• Job:
Reproduce nothing but the lines from the start of the material through the line that includes "years = list(range(1992, 2071))", both ends included, and omit every picture.

• Provided data:
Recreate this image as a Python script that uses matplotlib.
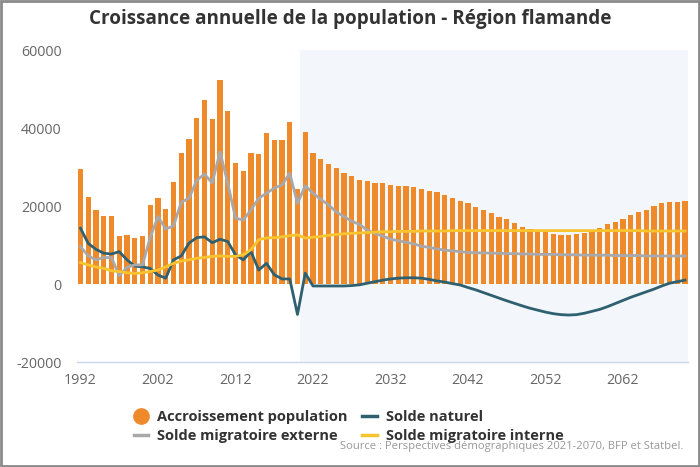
import matplotlib
matplotlib.use("Agg")
import matplotlib.pyplot as plt
from matplotlib.lines import Line2D
from matplotlib.patches import Rectangle

years = list(range(1992, 2071))

accroissement = [
    29500, 22400, 19000, 17500, 17500, 12400, 12700, 11900, 12400, 20300,
    22000, 19200, 26200, 33600, 37200, 42600, 47200, 42300, 52300, 44500,
    31000, 28900, 33700, 33400, 38800, 36900, 36900, 41500, 24400, 39000,
    33700, 32000, 30900, 29800, 28400, 27700, 26700, 26400, 26000, 25800,
    25500, 25200, 25200, 24900, 24300, 23800, 23500, 22800, 22000, 21400,
    20700, 19800, 19000, 18100, 17300, 16600, 15700, 14700, 14100, 13800,
    13400, 12800, 12600, 12600, 12800, 13200, 13600, 14300, 15400, 16000,
    16800, 17700, 18500, 19100, 20000, 20700, 21000, 21100, 21300,
]

solde_naturel = [
    14300, 10400, 8900, 7900, 7700, 8300, 6200, 4600, 4400, 4000,
    2300, 1500, 6200, 7200, 10500, 11900, 12100, 10600, 11500, 10900,
    7500, 6200, 8300, 3600, 5300, 2400, 1300, 1300, -7800, 2800,
    -500, -500, -500, -500, -500, -400, -200, 200, 600, 1000,
    1300, 1500, 1600, 1600, 1500, 1200, 800, 500, 100, -250,
    -900, -1500, -2200, -2900, -3600, -4300, -4950, -5600, -6200, -6700,
    -7200, -7600, -7850, -7950, -7850, -7500, -7000, -6500, -5800, -5000,
    -4200, -3400, -2700, -2000, -1300, -500, 200, 600, 1000,
]

solde_externe = [
    9600, 7200, 6200, 6800, 6800, 2100, 4300, 4900, 4900, 12000,
    17300, 14100, 14900, 21000, 22000, 26600, 28200, 25900, 33900, 25900,
    16900, 16400, 19000, 22000, 23300, 24600, 25400, 28400, 20700, 25200,
    23300, 21700, 20300, 18500, 17300, 16100, 15300, 13800, 13000, 12300,
    11500, 11100, 10700, 10300, 9700, 9400, 9000, 8700, 8500, 8300,
    8100, 8000, 8000, 7900, 7900, 7800, 7800, 7700, 7700, 7600,
    7600, 7600, 7500, 7500, 7500, 7400, 7400, 7400, 7400, 7300,
    7300, 7300, 7300, 7200, 7200, 7200, 7200, 7200, 7200,
]

solde_interne = [
    5500, 4900, 4400, 4000, 3400, 3200, 2900, 2700, 2900, 3200,
    3600, 4400, 5300, 5900, 6200, 6600, 6800, 7100, 7200, 7100,
    7100, 7500, 8800, 11400, 11800, 11900, 12100, 12400, 12600, 11800,
    12000, 12200, 12500, 12700, 12900, 13000, 13100, 13200, 13300, 13400,
    13400, 13500, 13500, 13500, 13600, 13600, 13600, 13600, 13700, 13700,
    13700, 13700, 13700, 13700, 13700, 13700, 13700, 13700, 13700, 13700,
    13700, 13700, 13700, 13700, 13700, 13700, 13700, 13700, 13700, 13700,
    13700, 13700, 13700, 13600, 13600, 13600, 13600, 13600, 13600,
]

xticks = [1992, 2002, 2012, 2022, 2032, 2042, 2052, 2062]
yticks = [-20000, 0, 20000, 40000, 60000]

title = "Croissance annuelle de la population - Région flamande"
labels = ["Accroissement population", "Solde naturel",
          "Solde migratoire externe", "Solde migratoire interne"]
source = "Source : Perspectives démographiques 2021-2070, BFP et Statbel."

c_bar = "#EF8A2B"
c_nat = "#2E6070"
c_ext = "#A8A9AD"
c_int = "#F8C42E"

plt.rcParams['font.family'] = ['Open Sans', 'DejaVu Sans']

fig = plt.figure(figsize=(7.0, 4.67), dpi=100)
fig.patch.set_facecolor("white")
fig.patches.append(Rectangle((0.0015, 0.002), 0.997, 0.996, transform=fig.transFigure,
                             fill=False, edgecolor="#8a8a8a", linewidth=2.0))

ax = fig.add_axes([0.110, 0.2248, 0.873, 0.668])
ax.axvspan(2020.35, 2071, color="#F3F6FA", zorder=0, lw=0)
ax.bar(years, accroissement, width=0.66, color=c_bar, zorder=2)
ax.plot(years, solde_naturel, color=c_nat, lw=2.0, zorder=3)
ax.plot(years, solde_externe, color=c_ext, lw=2.0, zorder=3)
ax.plot(years, solde_interne, color=c_int, lw=2.0, zorder=3)

ax.set_xlim(1991.55, 2070.4)
ax.set_ylim(-20000, 60000)
ax.set_xticks(xticks)
ax.set_xticklabels([str(x) for x in xticks])
ax.set_yticks(yticks)
ax.set_yticklabels([str(y) for y in yticks])
for s in ["top", "right", "left"]:
    ax.spines[s].set_visible(False)
ax.spines["bottom"].set_color("#CCD6EB")
ax.spines["bottom"].set_linewidth(1.0)
ax.tick_params(axis="both", length=0, labelsize=10.3, labelcolor="#666666")
ax.tick_params(axis="x", pad=8)
ax.tick_params(axis="y", pad=11)

fig.text(0.5, 0.959, title, ha="center", va="center", fontsize=13.6,
         fontweight="bold", color="#333333")

handles = [
    Line2D([], [], marker="o", linestyle="none", markersize=11, color=c_bar),
    Line2D([], [], color=c_ext, lw=2.5),
    Line2D([], [], color=c_nat, lw=2.5),
    Line2D([], [], color=c_int, lw=2.5),
]
leg_labels = [labels[0], labels[2], labels[1], labels[3]]
leg = fig.legend(handles, leg_labels, ncol=2, loc="center", bbox_to_anchor=(0.498, 0.087),
                 frameon=False, handlelength=1.0, handletextpad=0.6, columnspacing=1.0,
                 labelspacing=0.35, prop={"weight": "bold", "size": 10.5})
for t in leg.get_texts():
    t.set_color("#333333")

fig.text(0.976, 0.043, source, ha="right", va="center", fontsize=8.1, color="#999999")

fig.savefig("out.png", dpi=100)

• Task response:
Recreate this image as a Python script that uses matplotlib.
import matplotlib
matplotlib.use("Agg")
import matplotlib.pyplot as plt
from matplotlib.lines import Line2D
from matplotlib.patches import Rectangle

years = list(range(1992, 2071))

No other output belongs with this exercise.